*INSTRUCTIONS TO FOLLOW*
Can you output the material exactly as written, minus any pictures it holds?

*SUPPLIED RECORDS*
=-=-=

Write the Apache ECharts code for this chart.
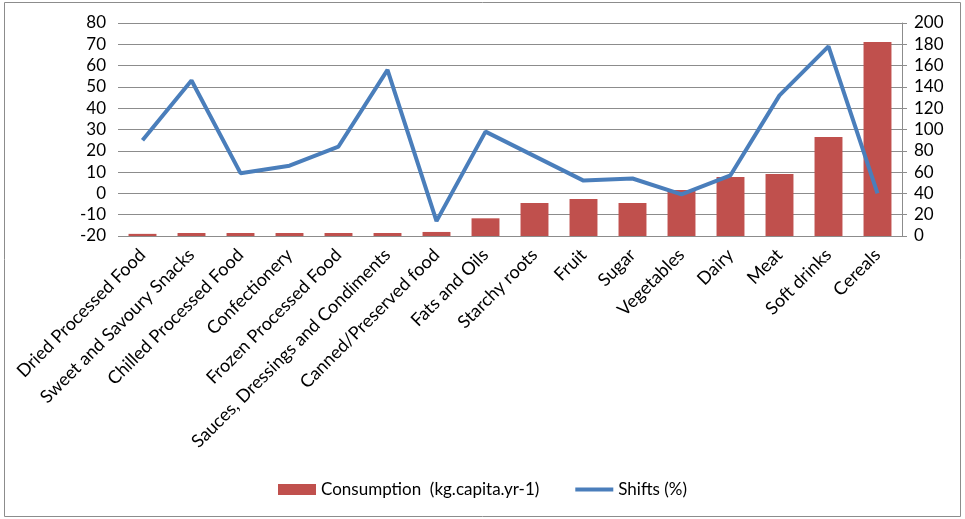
<!DOCTYPE html>
<html><head><meta charset="utf-8">
<script src="https://cdn.jsdelivr.net/npm/echarts@6/dist/echarts.min.js"></script>
<style>html,body{margin:0;padding:0;background:#fff}#c{width:965px;height:519px}</style>
</head><body><div id="c"></div>
<script>
const categories = ["Dried Processed Food","Sweet and Savoury Snacks","Chilled Processed Food","Confectionery","Frozen Processed Food","Sauces, Dressings and Condiments","Canned/Preserved food","Fats and Oils","Starchy roots","Fruit","Sugar","Vegetables","Dairy","Meat","Soft drinks","Cereals"];
const consumption = [-19.0,-18.6,-18.6,-18.6,-18.6,-18.6,-18.1,-11.7,-4.5,-2.6,-4.5,1.6,7.7,9.1,26.5,71.1];
const shifts = [90,146,59,66,84,156,14,98,75,52,54,39,57,132,178,40];
const leftTicks = {min:-20, max:80, interval:10};
const rightTicks = {min:0, max:200, interval:20};
const base = leftTicks.min;
const font = 'Lato, "Liberation Sans", sans-serif';
const chart = echarts.init(document.getElementById('c'), null, {renderer:'canvas'});
chart.setOption({
  animation:false,
  textStyle:{fontFamily:font},
  graphic:[{type:'rect', shape:{x:4.5,y:2.5,width:956,height:514}, style:{fill:'none', stroke:'#8c8c8c', lineWidth:1}}],
  grid:{left:118, right:63, top:23, bottom:283, containLabel:false},
  legend:{
    bottom:16, left:'center', itemGap:36, itemWidth:38, itemHeight:11, symbolKeepAspect:true,
    textStyle:{fontSize:17, color:'#000', fontFamily:font},
    data:[{name:'Consumption  (kg.capita.yr-1)', icon:'rect'},{name:'Shifts (%)', icon:'path://M0,0h38v4h-38z'}]
  },
  xAxis:{
    type:'category', data:categories,
    axisLine:{show:false}, axisTick:{show:false},
    axisLabel:{interval:0, rotate:45, fontSize:18, color:'#000', margin:16, fontFamily:font}
  },
  yAxis:[
    {type:'value', min:0, max:leftTicks.max-base, interval:leftTicks.interval,
     axisLine:{show:false}, axisTick:{show:false},
     axisLabel:{fontSize:17, color:'#000', margin:12, formatter:v=>String(v+base), fontFamily:font},
     splitLine:{lineStyle:{color:'#8c8c8c', width:1}}},
    {type:'value', min:rightTicks.min, max:rightTicks.max, interval:rightTicks.interval, position:'right',
     axisLine:{show:true, lineStyle:{color:'#8c8c8c'}}, axisTick:{show:true, length:5, lineStyle:{color:'#8c8c8c'}},
     axisLabel:{fontSize:17, color:'#000', margin:12, fontFamily:font},
     splitLine:{show:false}}
  ],
  series:[
    {name:'Consumption  (kg.capita.yr-1)', type:'bar', yAxisIndex:0, barCategoryGap:'43%',
     itemStyle:{color:'#c0504d'}, data:consumption.map(v=>+(v-base).toFixed(2))},
    {name:'Shifts (%)', type:'line', yAxisIndex:1, symbol:'none', z:5,
     lineStyle:{color:'#4a7ebb', width:4}, itemStyle:{color:'#4a7ebb'}, data:shifts}
  ]
});
</script></body></html>
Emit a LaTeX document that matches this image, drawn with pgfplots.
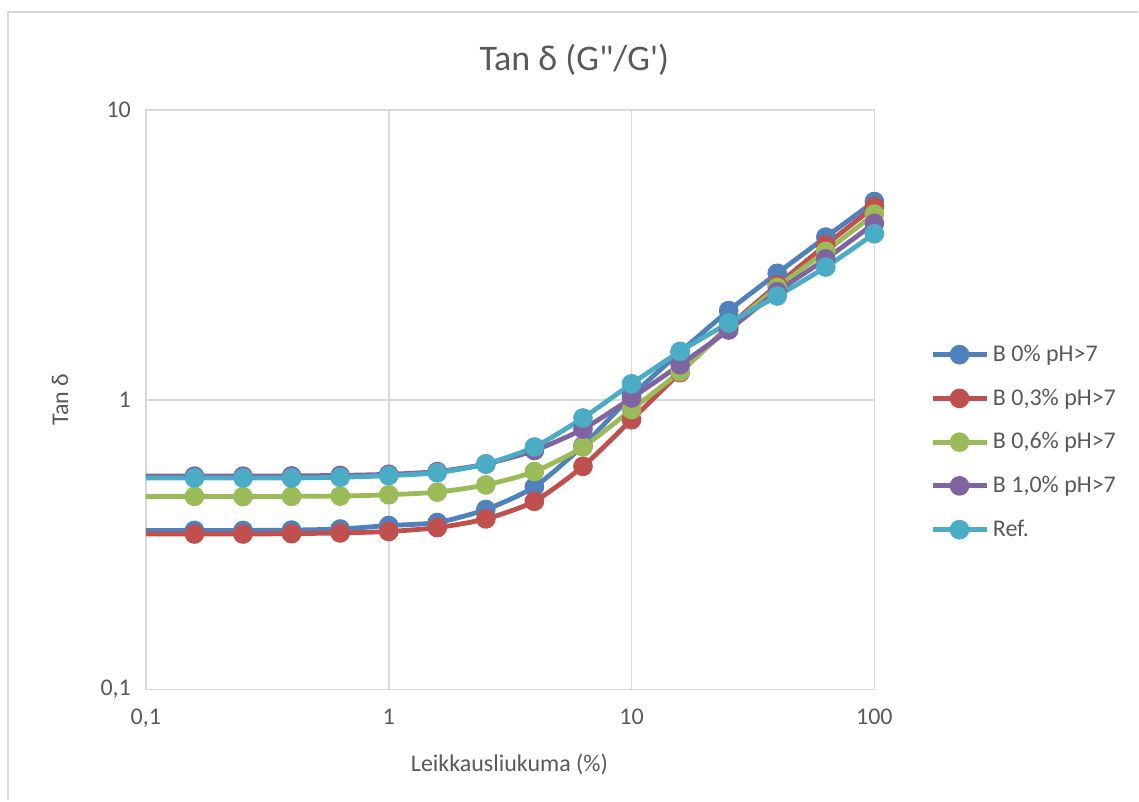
\documentclass[border=0pt]{standalone}
\usepackage{pgfplots}
\pgfplotsset{compat=1.18}
\usepackage{fontspec}
\setmainfont{Carlito}

\definecolor{txt}{HTML}{595959}
\definecolor{gridc}{HTML}{D9D9D9}
\definecolor{frame}{HTML}{D9D9D9}
\definecolor{sBlue}{HTML}{4F81BD}
\definecolor{sRed}{HTML}{C0504D}
\definecolor{sGreen}{HTML}{9BBB59}
\definecolor{sPurple}{HTML}{8064A2}
\definecolor{sCyan}{HTML}{4BACC6}

\pgfplotstableread{
x      b0     b03    b06    b10    ref
0.1    0.354  0.344  0.464  0.545  0.537
0.1585 0.354  0.344  0.464  0.545  0.537
0.2512 0.354  0.344  0.463  0.545  0.537
0.3981 0.355  0.345  0.464  0.546  0.537
0.631  0.358  0.347  0.465  0.548  0.540
1      0.368  0.351  0.470  0.553  0.547
1.585  0.377  0.362  0.480  0.565  0.560
2.512  0.418  0.388  0.508  0.600  0.600
3.981  0.500  0.446  0.565  0.668  0.687
6.31   0.694  0.589  0.687  0.792  0.865
10     1.030  0.853  0.924  1.014  1.135
15.85  1.460  1.240  1.250  1.320  1.468
25.12  2.030  1.790  1.770  1.740  1.840
39.81  2.730  2.490  2.440  2.360  2.280
63.1   3.640  3.420  3.250  3.060  2.870
100    4.830  4.640  4.370  4.060  3.740
}\tandata

\begin{document}
\begin{tikzpicture}[x=1pt,y=1pt]
  % page extent and chart frame
  \path (0,0) rectangle (569.5,400.5);
  \draw[frame, line width=0.8pt] (4,0) -- (4,394.5) -- (569.5,394.5);
  \begin{axis}[
    at={(73pt,55.5pt)}, anchor=south west,
    scale only axis, width=364.5pt, height=290pt,
    xmode=log, ymode=log,
    xmin=0.1, xmax=100, ymin=0.1, ymax=10,
    xtick={0.1,1,10,100}, xticklabels={{0,1},1,10,100},
    ytick={0.1,1,10}, yticklabels={{0,1},1,10},
    minor xtick={}, minor ytick={},
    major tick length=0pt, minor tick length=0pt,
    tick style={draw=none}, minor tick style={draw=none},
    grid=major,
    major grid style={gridc, line width=0.8pt},
    axis line style={gridc, line width=0.8pt},
    ticklabel style={font=\fontsize{12}{14}\selectfont, text=txt},
    yticklabel style={xshift=-4pt},
    xticklabel style={yshift=-6pt},
    title={Tan δ (G\textquotedbl/G\textquotesingle)},
    title style={font=\fontsize{18}{21}\selectfont, text=txt, at={(axis description cs:0.588,1.065)}, anchor=center},
    xlabel={Leikkausliukuma (\%)},
    xlabel style={font=\fontsize{12}{14}\selectfont, text=txt, at={(axis description cs:0.499,-0.129)}, anchor=center},
    ylabel={Tan δ},
    ylabel style={font=\fontsize{12}{14}\selectfont, text=txt, at={(axis description cs:-0.118,0.5)}, anchor=center},
    legend style={at={(axis description cs:1.076,0.602)}, anchor=north west,
      draw=none, fill=none, font=\fontsize{12}{14}\selectfont, text=txt,
      row sep=8.2pt, inner sep=0pt},
    legend cell align=left,
    legend image code/.code={
      \draw[mark repeat=2, mark phase=2] plot coordinates {(0pt,0pt) (13.5pt,0pt) (27pt,0pt)};
    },
    every axis plot/.append style={line width=2.4pt, smooth, tension=0.4,
      mark=*, mark size=3.7pt, mark phase=2, mark repeat=1,
      mark options={solid}},
  ]
    \addplot[sBlue, mark options={fill=sBlue, draw=sBlue}] table[x=x, y=b0] {\tandata};
    \addlegendentry{B 0\% pH>7}
    \addplot[sRed, mark options={fill=sRed, draw=sRed}] table[x=x, y=b03] {\tandata};
    \addlegendentry{B 0,3\% pH>7}
    \addplot[sGreen, mark options={fill=sGreen, draw=sGreen}] table[x=x, y=b06] {\tandata};
    \addlegendentry{B 0,6\% pH>7}
    \addplot[sPurple, mark options={fill=sPurple, draw=sPurple}] table[x=x, y=b10] {\tandata};
    \addlegendentry{B 1,0\% pH>7}
    \addplot[sCyan, mark options={fill=sCyan, draw=sCyan}] table[x=x, y=ref] {\tandata};
    \addlegendentry{Ref.}
  \end{axis}
\end{tikzpicture}
\end{document}
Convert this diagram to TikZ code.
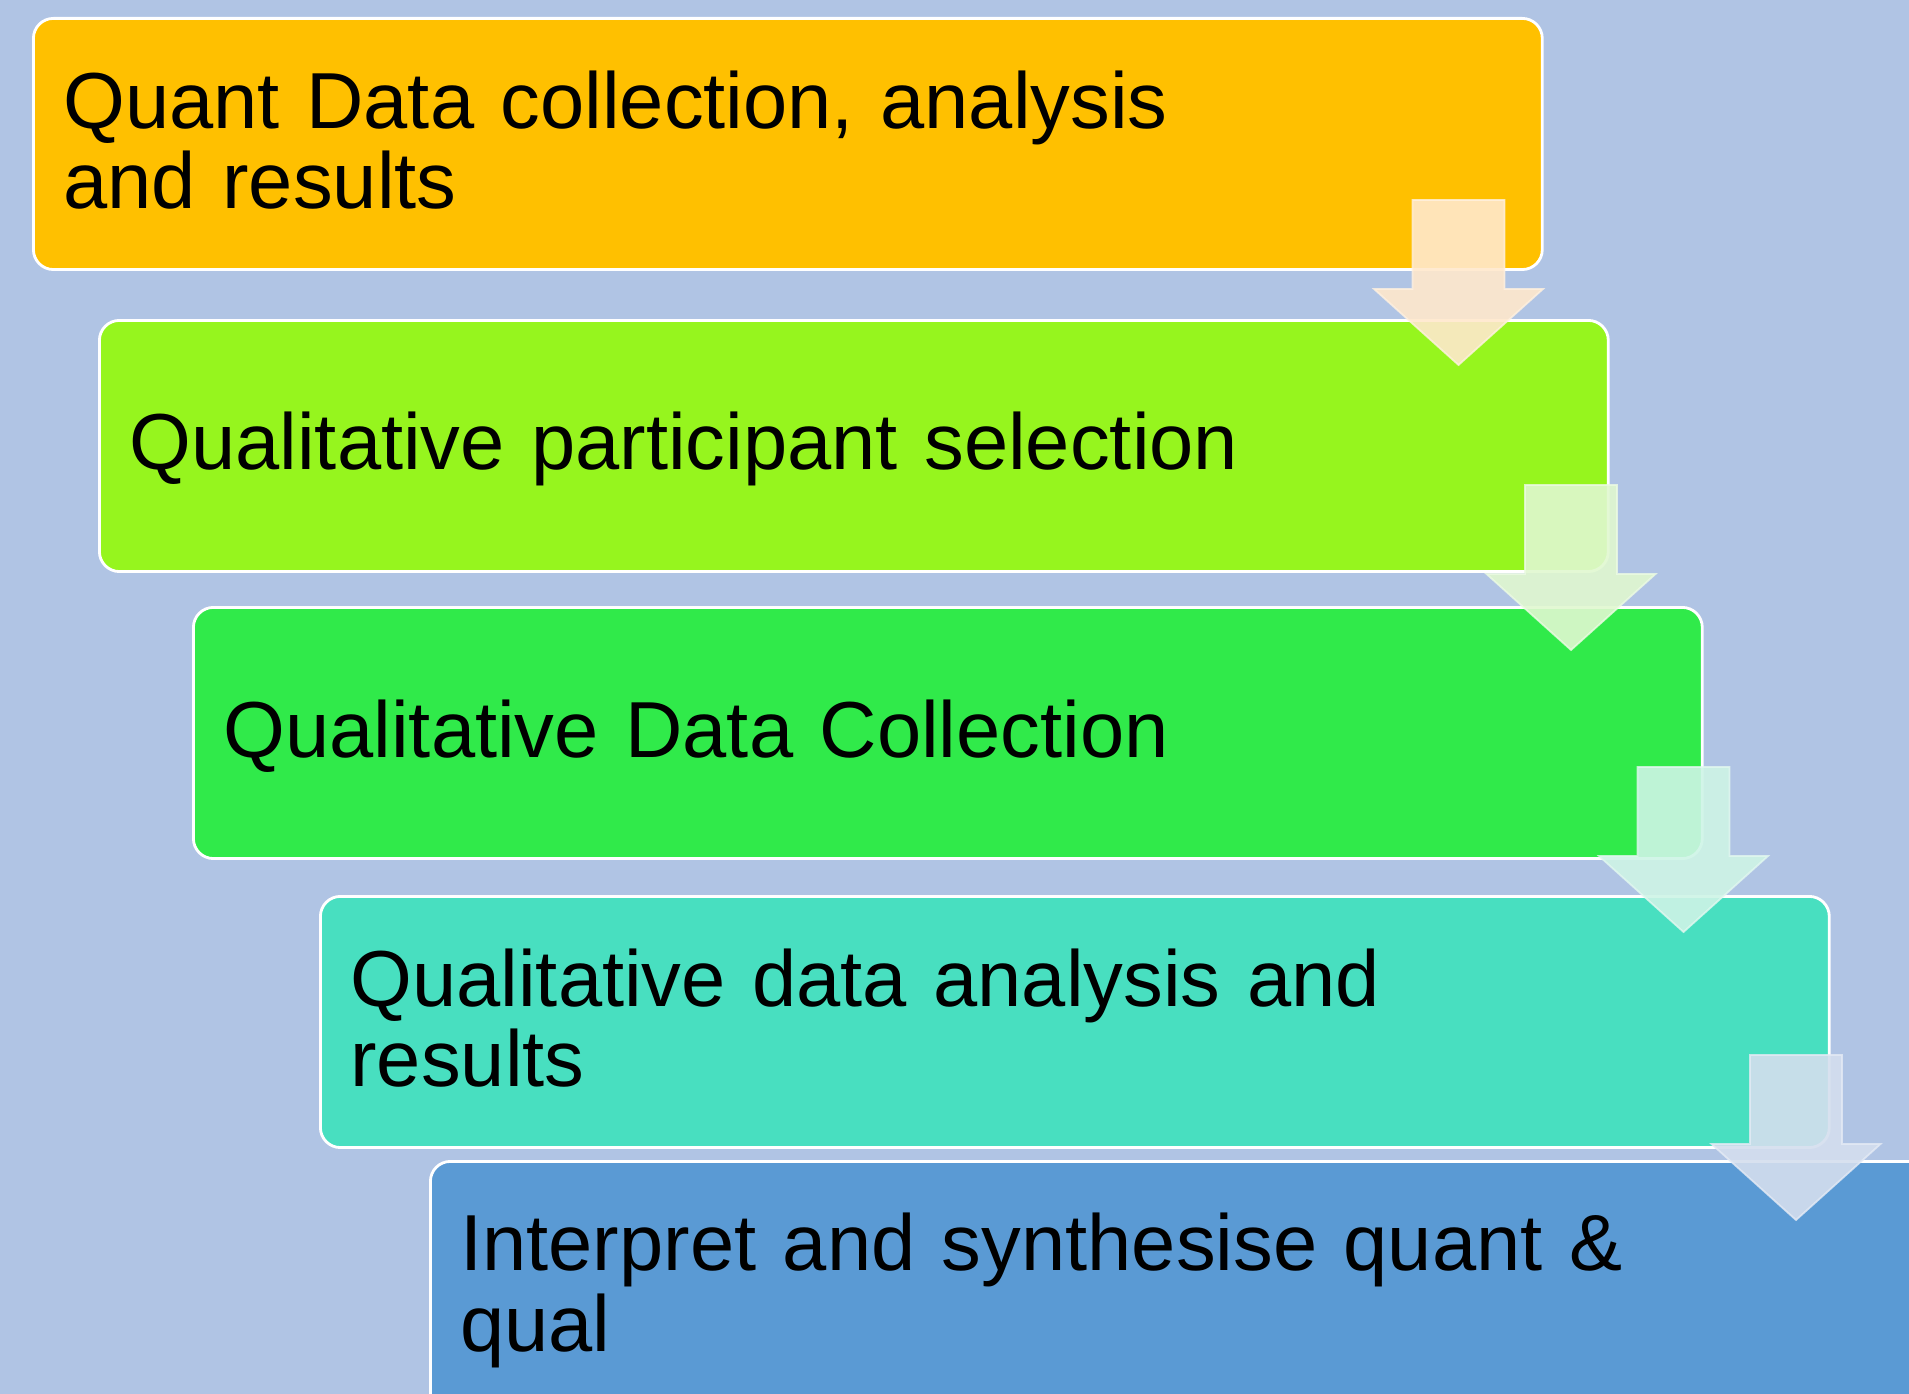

=-=-=

*CORRECT ANSWER*
Write the Apache ECharts code for this chart.
<!DOCTYPE html>
<html><head><meta charset="utf-8">
<script src="https://cdn.jsdelivr.net/npm/echarts@6/dist/echarts.min.js"></script>
<style>html,body{margin:0;padding:0;background:#fff}#c{width:965px;height:519px}</style>
</head><body><div id="c"></div>
<script>
const categories = ["Dried Processed Food","Sweet and Savoury Snacks","Chilled Processed Food","Confectionery","Frozen Processed Food","Sauces, Dressings and Condiments","Canned/Preserved food","Fats and Oils","Starchy roots","Fruit","Sugar","Vegetables","Dairy","Meat","Soft drinks","Cereals"];
const consumption = [-19.0,-18.6,-18.6,-18.6,-18.6,-18.6,-18.1,-11.7,-4.5,-2.6,-4.5,1.6,7.7,9.1,26.5,71.1];
const shifts = [90,146,59,66,84,156,14,98,75,52,54,39,57,132,178,40];
const leftTicks = {min:-20, max:80, interval:10};
const rightTicks = {min:0, max:200, interval:20};
const base = leftTicks.min;
const font = 'Lato, "Liberation Sans", sans-serif';
const chart = echarts.init(document.getElementById('c'), null, {renderer:'canvas'});
chart.setOption({
  animation:false,
  textStyle:{fontFamily:font},
  graphic:[{type:'rect', shape:{x:4.5,y:2.5,width:956,height:514}, style:{fill:'none', stroke:'#8c8c8c', lineWidth:1}}],
  grid:{left:118, right:63, top:23, bottom:283, containLabel:false},
  legend:{
    bottom:16, left:'center', itemGap:36, itemWidth:38, itemHeight:11, symbolKeepAspect:true,
    textStyle:{fontSize:17, color:'#000', fontFamily:font},
    data:[{name:'Consumption  (kg.capita.yr-1)', icon:'rect'},{name:'Shifts (%)', icon:'path://M0,0h38v4h-38z'}]
  },
  xAxis:{
    type:'category', data:categories,
    axisLine:{show:false}, axisTick:{show:false},
    axisLabel:{interval:0, rotate:45, fontSize:18, color:'#000', margin:16, fontFamily:font}
  },
  yAxis:[
    {type:'value', min:0, max:leftTicks.max-base, interval:leftTicks.interval,
     axisLine:{show:false}, axisTick:{show:false},
     axisLabel:{fontSize:17, color:'#000', margin:12, formatter:v=>String(v+base), fontFamily:font},
     splitLine:{lineStyle:{color:'#8c8c8c', width:1}}},
    {type:'value', min:rightTicks.min, max:rightTicks.max, interval:rightTicks.interval, position:'right',
     axisLine:{show:true, lineStyle:{color:'#8c8c8c'}}, axisTick:{show:true, length:5, lineStyle:{color:'#8c8c8c'}},
     axisLabel:{fontSize:17, color:'#000', margin:12, fontFamily:font},
     splitLine:{show:false}}
  ],
  series:[
    {name:'Consumption  (kg.capita.yr-1)', type:'bar', yAxisIndex:0, barCategoryGap:'43%',
     itemStyle:{color:'#c0504d'}, data:consumption.map(v=>+(v-base).toFixed(2))},
    {name:'Shifts (%)', type:'line', yAxisIndex:1, symbol:'none', z:5,
     lineStyle:{color:'#4a7ebb', width:4}, itemStyle:{color:'#4a7ebb'}, data:shifts}
  ]
});
</script></body></html>
Emit a LaTeX document that matches this image, drawn with pgfplots.
\documentclass[border=0pt]{standalone}
\usepackage{pgfplots}
\pgfplotsset{compat=1.18}
\usepackage{fontspec}
\setmainfont{Carlito}

\definecolor{txt}{HTML}{595959}
\definecolor{gridc}{HTML}{D9D9D9}
\definecolor{frame}{HTML}{D9D9D9}
\definecolor{sBlue}{HTML}{4F81BD}
\definecolor{sRed}{HTML}{C0504D}
\definecolor{sGreen}{HTML}{9BBB59}
\definecolor{sPurple}{HTML}{8064A2}
\definecolor{sCyan}{HTML}{4BACC6}

\pgfplotstableread{
x      b0     b03    b06    b10    ref
0.1    0.354  0.344  0.464  0.545  0.537
0.1585 0.354  0.344  0.464  0.545  0.537
0.2512 0.354  0.344  0.463  0.545  0.537
0.3981 0.355  0.345  0.464  0.546  0.537
0.631  0.358  0.347  0.465  0.548  0.540
1      0.368  0.351  0.470  0.553  0.547
1.585  0.377  0.362  0.480  0.565  0.560
2.512  0.418  0.388  0.508  0.600  0.600
3.981  0.500  0.446  0.565  0.668  0.687
6.31   0.694  0.589  0.687  0.792  0.865
10     1.030  0.853  0.924  1.014  1.135
15.85  1.460  1.240  1.250  1.320  1.468
25.12  2.030  1.790  1.770  1.740  1.840
39.81  2.730  2.490  2.440  2.360  2.280
63.1   3.640  3.420  3.250  3.060  2.870
100    4.830  4.640  4.370  4.060  3.740
}\tandata

\begin{document}
\begin{tikzpicture}[x=1pt,y=1pt]
  % page extent and chart frame
  \path (0,0) rectangle (569.5,400.5);
  \draw[frame, line width=0.8pt] (4,0) -- (4,394.5) -- (569.5,394.5);
  \begin{axis}[
    at={(73pt,55.5pt)}, anchor=south west,
    scale only axis, width=364.5pt, height=290pt,
    xmode=log, ymode=log,
    xmin=0.1, xmax=100, ymin=0.1, ymax=10,
    xtick={0.1,1,10,100}, xticklabels={{0,1},1,10,100},
    ytick={0.1,1,10}, yticklabels={{0,1},1,10},
    minor xtick={}, minor ytick={},
    major tick length=0pt, minor tick length=0pt,
    tick style={draw=none}, minor tick style={draw=none},
    grid=major,
    major grid style={gridc, line width=0.8pt},
    axis line style={gridc, line width=0.8pt},
    ticklabel style={font=\fontsize{12}{14}\selectfont, text=txt},
    yticklabel style={xshift=-4pt},
    xticklabel style={yshift=-6pt},
    title={Tan δ (G\textquotedbl/G\textquotesingle)},
    title style={font=\fontsize{18}{21}\selectfont, text=txt, at={(axis description cs:0.588,1.065)}, anchor=center},
    xlabel={Leikkausliukuma (\%)},
    xlabel style={font=\fontsize{12}{14}\selectfont, text=txt, at={(axis description cs:0.499,-0.129)}, anchor=center},
    ylabel={Tan δ},
    ylabel style={font=\fontsize{12}{14}\selectfont, text=txt, at={(axis description cs:-0.118,0.5)}, anchor=center},
    legend style={at={(axis description cs:1.076,0.602)}, anchor=north west,
      draw=none, fill=none, font=\fontsize{12}{14}\selectfont, text=txt,
      row sep=8.2pt, inner sep=0pt},
    legend cell align=left,
    legend image code/.code={
      \draw[mark repeat=2, mark phase=2] plot coordinates {(0pt,0pt) (13.5pt,0pt) (27pt,0pt)};
    },
    every axis plot/.append style={line width=2.4pt, smooth, tension=0.4,
      mark=*, mark size=3.7pt, mark phase=2, mark repeat=1,
      mark options={solid}},
  ]
    \addplot[sBlue, mark options={fill=sBlue, draw=sBlue}] table[x=x, y=b0] {\tandata};
    \addlegendentry{B 0\% pH>7}
    \addplot[sRed, mark options={fill=sRed, draw=sRed}] table[x=x, y=b03] {\tandata};
    \addlegendentry{B 0,3\% pH>7}
    \addplot[sGreen, mark options={fill=sGreen, draw=sGreen}] table[x=x, y=b06] {\tandata};
    \addlegendentry{B 0,6\% pH>7}
    \addplot[sPurple, mark options={fill=sPurple, draw=sPurple}] table[x=x, y=b10] {\tandata};
    \addlegendentry{B 1,0\% pH>7}
    \addplot[sCyan, mark options={fill=sCyan, draw=sCyan}] table[x=x, y=ref] {\tandata};
    \addlegendentry{Ref.}
  \end{axis}
\end{tikzpicture}
\end{document}
Convert this diagram to TikZ code.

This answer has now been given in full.